● Task objective: Take the listing from its first line through the line that contains "plt.rcParams['font.family'] = ['Liberation" and please retype those lines exactly, leaving out the pictures.

--- START ---

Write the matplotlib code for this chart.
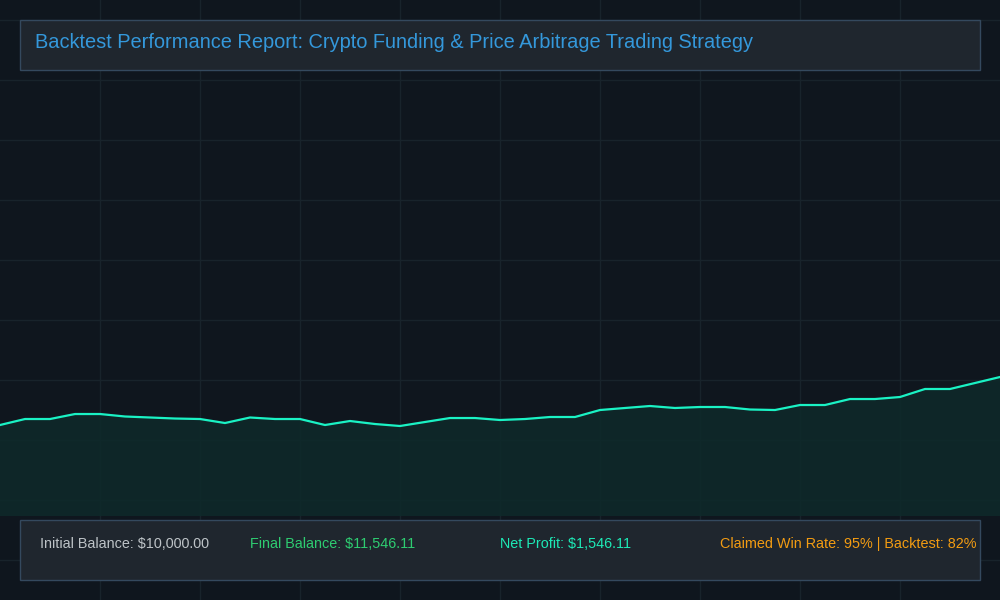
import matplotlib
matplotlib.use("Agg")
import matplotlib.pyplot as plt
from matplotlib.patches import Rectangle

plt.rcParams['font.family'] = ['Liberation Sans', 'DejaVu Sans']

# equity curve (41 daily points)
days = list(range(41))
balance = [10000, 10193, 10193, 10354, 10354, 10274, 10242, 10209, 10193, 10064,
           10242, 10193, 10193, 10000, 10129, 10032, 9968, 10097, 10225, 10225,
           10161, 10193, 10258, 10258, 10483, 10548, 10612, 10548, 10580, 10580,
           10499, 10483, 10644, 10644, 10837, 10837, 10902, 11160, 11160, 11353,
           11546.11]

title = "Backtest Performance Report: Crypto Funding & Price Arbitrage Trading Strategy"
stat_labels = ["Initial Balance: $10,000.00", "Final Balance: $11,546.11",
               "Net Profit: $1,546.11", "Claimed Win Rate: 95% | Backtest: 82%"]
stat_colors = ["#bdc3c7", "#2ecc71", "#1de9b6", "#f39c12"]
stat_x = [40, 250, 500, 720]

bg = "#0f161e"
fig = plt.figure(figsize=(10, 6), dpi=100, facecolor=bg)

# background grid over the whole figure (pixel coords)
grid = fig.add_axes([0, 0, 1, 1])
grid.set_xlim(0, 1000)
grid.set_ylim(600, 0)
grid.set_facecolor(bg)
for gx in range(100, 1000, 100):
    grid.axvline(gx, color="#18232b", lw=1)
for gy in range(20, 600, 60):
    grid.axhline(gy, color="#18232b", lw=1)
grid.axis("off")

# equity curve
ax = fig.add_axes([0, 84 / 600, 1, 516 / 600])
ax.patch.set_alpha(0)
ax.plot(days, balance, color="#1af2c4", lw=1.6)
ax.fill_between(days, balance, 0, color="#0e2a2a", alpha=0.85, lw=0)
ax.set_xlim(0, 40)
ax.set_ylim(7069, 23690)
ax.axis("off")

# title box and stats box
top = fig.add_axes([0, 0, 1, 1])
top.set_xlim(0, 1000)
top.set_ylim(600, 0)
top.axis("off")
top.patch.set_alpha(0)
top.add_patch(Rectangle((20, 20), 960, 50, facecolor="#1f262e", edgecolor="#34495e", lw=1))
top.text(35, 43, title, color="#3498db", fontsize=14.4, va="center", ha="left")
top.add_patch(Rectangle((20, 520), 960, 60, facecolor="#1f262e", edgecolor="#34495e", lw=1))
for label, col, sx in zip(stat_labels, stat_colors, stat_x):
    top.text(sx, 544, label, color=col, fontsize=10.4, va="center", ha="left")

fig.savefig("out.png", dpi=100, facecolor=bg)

--- END ---

● Solution below:
Write the matplotlib code for this chart.
import matplotlib
matplotlib.use("Agg")
import matplotlib.pyplot as plt
from matplotlib.patches import Rectangle

plt.rcParams['font.family'] = ['Liberation Sans', 'DejaVu Sans']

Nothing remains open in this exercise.